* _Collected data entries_
——

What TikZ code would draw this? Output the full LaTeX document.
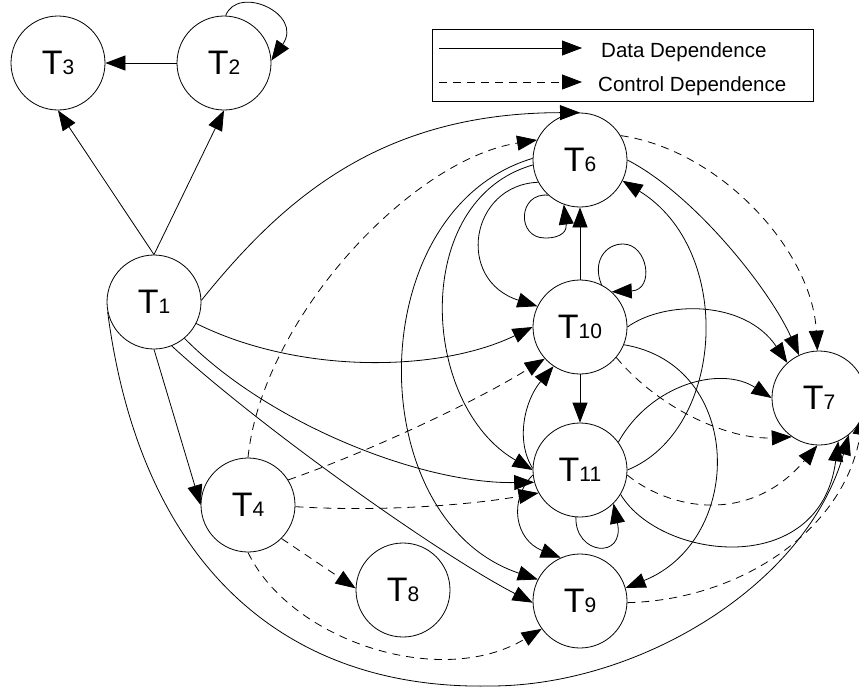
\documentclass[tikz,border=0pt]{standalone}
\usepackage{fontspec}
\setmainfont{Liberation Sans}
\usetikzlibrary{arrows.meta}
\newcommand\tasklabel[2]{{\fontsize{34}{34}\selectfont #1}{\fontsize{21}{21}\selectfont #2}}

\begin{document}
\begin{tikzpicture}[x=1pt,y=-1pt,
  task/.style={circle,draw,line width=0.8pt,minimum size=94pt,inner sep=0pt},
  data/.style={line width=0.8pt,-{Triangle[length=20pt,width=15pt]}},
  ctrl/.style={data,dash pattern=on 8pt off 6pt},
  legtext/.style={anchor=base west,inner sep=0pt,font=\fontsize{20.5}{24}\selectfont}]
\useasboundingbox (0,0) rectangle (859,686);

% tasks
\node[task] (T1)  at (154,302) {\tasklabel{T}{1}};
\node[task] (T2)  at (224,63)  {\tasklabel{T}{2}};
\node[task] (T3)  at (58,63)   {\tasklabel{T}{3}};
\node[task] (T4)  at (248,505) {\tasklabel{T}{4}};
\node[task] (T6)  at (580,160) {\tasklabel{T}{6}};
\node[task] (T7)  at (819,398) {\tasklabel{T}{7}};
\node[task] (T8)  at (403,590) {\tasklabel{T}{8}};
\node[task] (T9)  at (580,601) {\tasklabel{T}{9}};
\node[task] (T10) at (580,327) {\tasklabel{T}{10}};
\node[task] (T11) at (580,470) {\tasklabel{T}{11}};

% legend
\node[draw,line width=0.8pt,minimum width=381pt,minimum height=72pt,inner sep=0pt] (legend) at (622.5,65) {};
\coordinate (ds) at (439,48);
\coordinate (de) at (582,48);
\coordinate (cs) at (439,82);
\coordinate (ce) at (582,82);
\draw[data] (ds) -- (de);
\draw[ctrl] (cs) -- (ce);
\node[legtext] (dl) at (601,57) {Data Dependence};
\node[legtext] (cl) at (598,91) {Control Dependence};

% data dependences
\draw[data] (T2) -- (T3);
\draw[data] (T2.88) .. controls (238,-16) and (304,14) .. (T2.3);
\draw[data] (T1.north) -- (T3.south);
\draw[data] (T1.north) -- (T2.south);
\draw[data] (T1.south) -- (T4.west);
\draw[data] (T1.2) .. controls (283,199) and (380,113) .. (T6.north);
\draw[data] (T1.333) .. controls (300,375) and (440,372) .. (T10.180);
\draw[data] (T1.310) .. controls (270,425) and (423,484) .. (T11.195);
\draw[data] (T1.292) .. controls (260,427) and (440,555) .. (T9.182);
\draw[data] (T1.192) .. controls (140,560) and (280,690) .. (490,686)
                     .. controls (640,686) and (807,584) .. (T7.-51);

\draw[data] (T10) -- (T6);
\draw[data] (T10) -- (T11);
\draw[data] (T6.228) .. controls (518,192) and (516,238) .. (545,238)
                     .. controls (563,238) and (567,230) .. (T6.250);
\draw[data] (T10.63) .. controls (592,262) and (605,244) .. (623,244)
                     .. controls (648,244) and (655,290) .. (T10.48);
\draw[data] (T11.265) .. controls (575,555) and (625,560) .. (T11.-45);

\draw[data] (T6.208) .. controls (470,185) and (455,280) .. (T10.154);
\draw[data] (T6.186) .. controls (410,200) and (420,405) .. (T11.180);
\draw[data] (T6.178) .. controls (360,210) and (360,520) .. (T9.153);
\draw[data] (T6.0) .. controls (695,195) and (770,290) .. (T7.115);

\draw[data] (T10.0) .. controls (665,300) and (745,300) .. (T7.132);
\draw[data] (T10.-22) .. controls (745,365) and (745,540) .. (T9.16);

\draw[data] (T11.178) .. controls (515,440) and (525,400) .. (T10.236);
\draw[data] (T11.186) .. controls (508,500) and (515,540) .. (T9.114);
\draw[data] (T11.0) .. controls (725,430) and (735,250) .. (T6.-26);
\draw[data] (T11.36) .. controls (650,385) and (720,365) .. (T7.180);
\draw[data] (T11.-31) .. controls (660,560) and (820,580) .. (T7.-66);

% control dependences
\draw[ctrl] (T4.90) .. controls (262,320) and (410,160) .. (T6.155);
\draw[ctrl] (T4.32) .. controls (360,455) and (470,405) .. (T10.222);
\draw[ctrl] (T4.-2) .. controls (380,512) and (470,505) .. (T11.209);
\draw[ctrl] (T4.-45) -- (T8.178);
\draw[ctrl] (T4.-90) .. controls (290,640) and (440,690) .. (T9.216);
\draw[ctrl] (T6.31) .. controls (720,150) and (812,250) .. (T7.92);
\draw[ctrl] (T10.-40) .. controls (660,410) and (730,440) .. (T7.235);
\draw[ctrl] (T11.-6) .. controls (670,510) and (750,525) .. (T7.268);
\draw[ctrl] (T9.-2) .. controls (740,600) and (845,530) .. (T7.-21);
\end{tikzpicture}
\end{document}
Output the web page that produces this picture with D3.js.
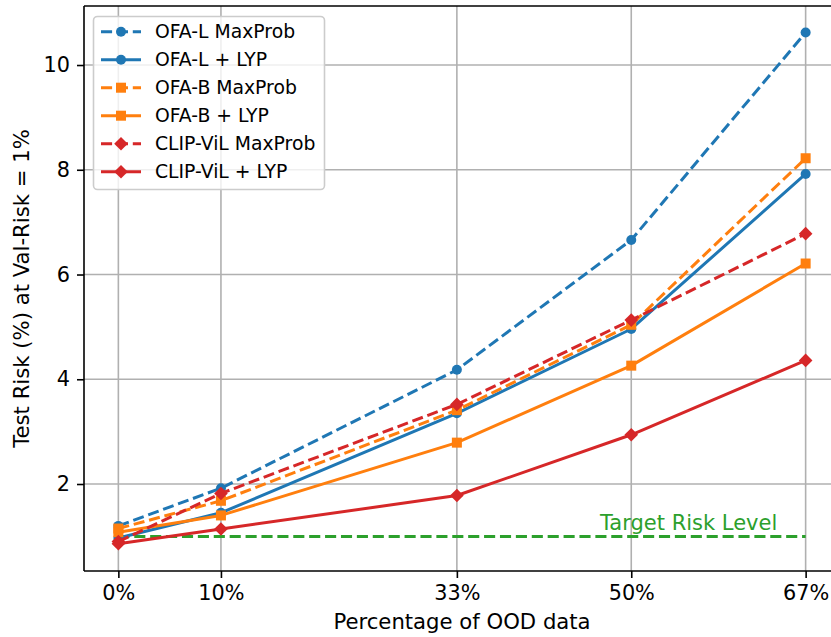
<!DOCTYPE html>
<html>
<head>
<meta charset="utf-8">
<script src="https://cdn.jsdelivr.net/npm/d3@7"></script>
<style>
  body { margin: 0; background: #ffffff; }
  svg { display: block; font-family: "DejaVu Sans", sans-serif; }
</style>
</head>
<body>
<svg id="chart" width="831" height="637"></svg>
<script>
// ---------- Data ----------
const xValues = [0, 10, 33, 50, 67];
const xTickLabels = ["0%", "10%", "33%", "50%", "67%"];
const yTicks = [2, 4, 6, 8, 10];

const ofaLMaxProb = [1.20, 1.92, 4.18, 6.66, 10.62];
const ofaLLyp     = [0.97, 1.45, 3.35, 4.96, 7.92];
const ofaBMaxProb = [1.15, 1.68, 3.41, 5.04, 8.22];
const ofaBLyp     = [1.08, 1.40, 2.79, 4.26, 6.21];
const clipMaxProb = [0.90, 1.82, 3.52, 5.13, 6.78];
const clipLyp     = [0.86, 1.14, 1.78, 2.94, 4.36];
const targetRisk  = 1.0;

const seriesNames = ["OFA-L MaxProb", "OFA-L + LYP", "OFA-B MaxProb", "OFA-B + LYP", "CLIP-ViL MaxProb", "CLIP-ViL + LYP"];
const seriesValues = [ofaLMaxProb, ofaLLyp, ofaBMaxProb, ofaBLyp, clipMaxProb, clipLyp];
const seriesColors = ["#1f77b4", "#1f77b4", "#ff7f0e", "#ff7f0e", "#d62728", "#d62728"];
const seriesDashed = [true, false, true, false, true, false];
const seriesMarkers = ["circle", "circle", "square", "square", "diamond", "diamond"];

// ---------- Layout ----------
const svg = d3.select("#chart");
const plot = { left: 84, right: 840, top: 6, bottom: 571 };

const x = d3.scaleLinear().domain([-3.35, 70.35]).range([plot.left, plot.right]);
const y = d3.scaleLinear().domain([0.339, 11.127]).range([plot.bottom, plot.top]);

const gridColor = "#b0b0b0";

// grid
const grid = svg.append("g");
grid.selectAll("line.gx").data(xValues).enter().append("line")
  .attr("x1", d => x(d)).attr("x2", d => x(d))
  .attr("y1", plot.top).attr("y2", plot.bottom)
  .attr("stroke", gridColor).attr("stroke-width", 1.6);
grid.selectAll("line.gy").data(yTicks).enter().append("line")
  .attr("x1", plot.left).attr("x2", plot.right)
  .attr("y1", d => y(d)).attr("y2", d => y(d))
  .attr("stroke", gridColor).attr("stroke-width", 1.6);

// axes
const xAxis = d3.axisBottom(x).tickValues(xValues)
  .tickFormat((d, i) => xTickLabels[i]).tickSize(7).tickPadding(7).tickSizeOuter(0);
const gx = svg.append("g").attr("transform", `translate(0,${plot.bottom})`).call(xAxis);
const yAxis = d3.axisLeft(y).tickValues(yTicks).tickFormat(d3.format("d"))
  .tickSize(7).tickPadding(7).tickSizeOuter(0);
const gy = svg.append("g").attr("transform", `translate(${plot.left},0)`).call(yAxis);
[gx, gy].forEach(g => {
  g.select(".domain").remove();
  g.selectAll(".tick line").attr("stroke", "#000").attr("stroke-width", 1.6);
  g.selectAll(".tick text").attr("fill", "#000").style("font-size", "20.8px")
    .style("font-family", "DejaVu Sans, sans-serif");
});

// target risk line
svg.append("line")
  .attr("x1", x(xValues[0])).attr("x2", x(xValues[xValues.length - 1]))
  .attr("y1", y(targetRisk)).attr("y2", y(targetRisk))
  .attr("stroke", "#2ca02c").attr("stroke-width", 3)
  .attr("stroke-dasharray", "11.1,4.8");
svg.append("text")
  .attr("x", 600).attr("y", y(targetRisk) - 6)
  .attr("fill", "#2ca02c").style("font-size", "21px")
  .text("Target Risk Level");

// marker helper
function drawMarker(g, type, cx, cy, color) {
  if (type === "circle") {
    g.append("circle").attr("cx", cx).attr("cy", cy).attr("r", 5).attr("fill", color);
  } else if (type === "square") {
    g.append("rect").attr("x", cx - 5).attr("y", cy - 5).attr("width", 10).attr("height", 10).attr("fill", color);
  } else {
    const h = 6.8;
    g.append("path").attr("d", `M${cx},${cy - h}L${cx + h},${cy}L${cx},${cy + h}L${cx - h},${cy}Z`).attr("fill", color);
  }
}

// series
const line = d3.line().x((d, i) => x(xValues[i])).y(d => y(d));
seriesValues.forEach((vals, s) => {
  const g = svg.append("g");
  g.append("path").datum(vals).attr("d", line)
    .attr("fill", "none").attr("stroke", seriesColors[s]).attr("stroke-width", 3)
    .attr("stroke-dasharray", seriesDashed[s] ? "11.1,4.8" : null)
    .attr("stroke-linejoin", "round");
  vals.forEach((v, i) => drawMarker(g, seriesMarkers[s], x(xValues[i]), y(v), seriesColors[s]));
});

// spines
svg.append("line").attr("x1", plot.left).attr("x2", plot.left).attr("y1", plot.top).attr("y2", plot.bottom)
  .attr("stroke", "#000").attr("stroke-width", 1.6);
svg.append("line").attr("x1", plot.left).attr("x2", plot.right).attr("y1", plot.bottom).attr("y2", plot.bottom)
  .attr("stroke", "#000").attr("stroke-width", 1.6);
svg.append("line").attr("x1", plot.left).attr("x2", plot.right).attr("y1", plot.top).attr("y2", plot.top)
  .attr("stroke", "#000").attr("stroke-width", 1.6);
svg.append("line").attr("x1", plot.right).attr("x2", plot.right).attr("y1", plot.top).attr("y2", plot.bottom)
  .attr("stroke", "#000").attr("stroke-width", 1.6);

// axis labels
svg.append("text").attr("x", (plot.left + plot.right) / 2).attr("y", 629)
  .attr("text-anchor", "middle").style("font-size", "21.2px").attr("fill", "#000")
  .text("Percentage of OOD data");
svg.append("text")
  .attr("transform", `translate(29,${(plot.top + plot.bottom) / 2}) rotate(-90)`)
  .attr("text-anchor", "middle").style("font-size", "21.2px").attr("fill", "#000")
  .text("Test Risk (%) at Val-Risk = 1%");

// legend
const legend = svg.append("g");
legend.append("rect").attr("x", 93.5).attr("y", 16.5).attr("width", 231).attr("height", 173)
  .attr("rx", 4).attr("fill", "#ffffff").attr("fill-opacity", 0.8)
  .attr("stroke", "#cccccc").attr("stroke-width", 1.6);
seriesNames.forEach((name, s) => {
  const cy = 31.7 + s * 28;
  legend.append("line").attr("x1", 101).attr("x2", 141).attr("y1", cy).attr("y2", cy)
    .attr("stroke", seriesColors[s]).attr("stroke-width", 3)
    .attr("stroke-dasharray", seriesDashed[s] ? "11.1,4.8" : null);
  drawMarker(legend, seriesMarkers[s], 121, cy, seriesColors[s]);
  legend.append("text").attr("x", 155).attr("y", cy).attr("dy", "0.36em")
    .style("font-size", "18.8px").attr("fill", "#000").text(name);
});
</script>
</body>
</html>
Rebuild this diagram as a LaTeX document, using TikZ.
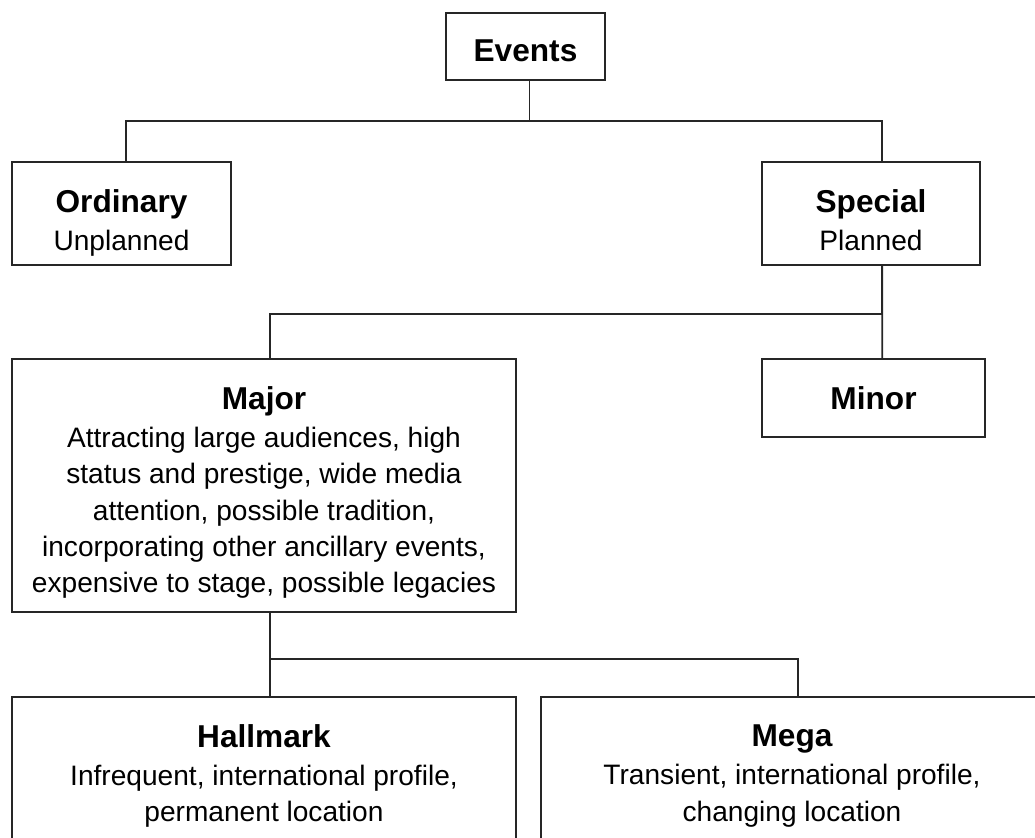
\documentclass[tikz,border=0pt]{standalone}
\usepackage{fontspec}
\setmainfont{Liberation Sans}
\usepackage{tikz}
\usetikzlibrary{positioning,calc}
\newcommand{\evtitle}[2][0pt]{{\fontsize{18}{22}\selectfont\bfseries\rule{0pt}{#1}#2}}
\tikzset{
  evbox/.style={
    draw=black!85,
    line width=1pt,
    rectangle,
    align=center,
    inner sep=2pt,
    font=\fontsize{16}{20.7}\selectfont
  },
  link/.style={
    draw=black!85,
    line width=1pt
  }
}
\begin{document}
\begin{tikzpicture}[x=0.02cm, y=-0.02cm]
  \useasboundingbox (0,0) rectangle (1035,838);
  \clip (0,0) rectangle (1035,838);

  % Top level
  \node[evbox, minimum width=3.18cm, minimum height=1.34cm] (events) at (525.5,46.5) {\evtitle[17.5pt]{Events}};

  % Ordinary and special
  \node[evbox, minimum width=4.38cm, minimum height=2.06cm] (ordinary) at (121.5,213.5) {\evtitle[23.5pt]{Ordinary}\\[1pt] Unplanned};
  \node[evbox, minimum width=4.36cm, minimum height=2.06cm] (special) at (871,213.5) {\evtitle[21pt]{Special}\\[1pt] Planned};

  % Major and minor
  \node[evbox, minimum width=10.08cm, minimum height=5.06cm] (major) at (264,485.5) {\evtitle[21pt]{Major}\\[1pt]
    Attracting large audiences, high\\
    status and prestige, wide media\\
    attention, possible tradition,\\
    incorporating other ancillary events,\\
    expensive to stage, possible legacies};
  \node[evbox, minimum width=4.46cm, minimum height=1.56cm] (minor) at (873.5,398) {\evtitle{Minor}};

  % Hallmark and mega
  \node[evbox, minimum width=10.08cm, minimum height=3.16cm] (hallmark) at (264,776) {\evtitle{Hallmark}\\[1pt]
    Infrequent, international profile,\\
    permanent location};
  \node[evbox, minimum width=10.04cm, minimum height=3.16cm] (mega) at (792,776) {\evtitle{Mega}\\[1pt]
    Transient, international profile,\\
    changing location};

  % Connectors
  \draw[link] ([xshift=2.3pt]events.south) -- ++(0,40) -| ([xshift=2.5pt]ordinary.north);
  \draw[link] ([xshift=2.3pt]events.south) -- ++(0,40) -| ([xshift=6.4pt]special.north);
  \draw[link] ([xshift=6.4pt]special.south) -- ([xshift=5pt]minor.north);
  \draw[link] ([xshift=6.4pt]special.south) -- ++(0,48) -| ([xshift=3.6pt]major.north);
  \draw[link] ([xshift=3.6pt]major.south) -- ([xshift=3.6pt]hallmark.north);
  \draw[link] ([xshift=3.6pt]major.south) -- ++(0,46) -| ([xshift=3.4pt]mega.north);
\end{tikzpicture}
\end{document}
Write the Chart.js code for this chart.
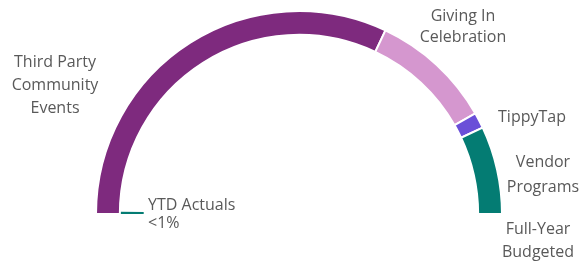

——

Which lines hold the word "chart"? Copy every one of them.

<svg id="chart" width="831" height="637"></svg>
const svg = d3.select("#chart");
Write the Chart.js code for this chart.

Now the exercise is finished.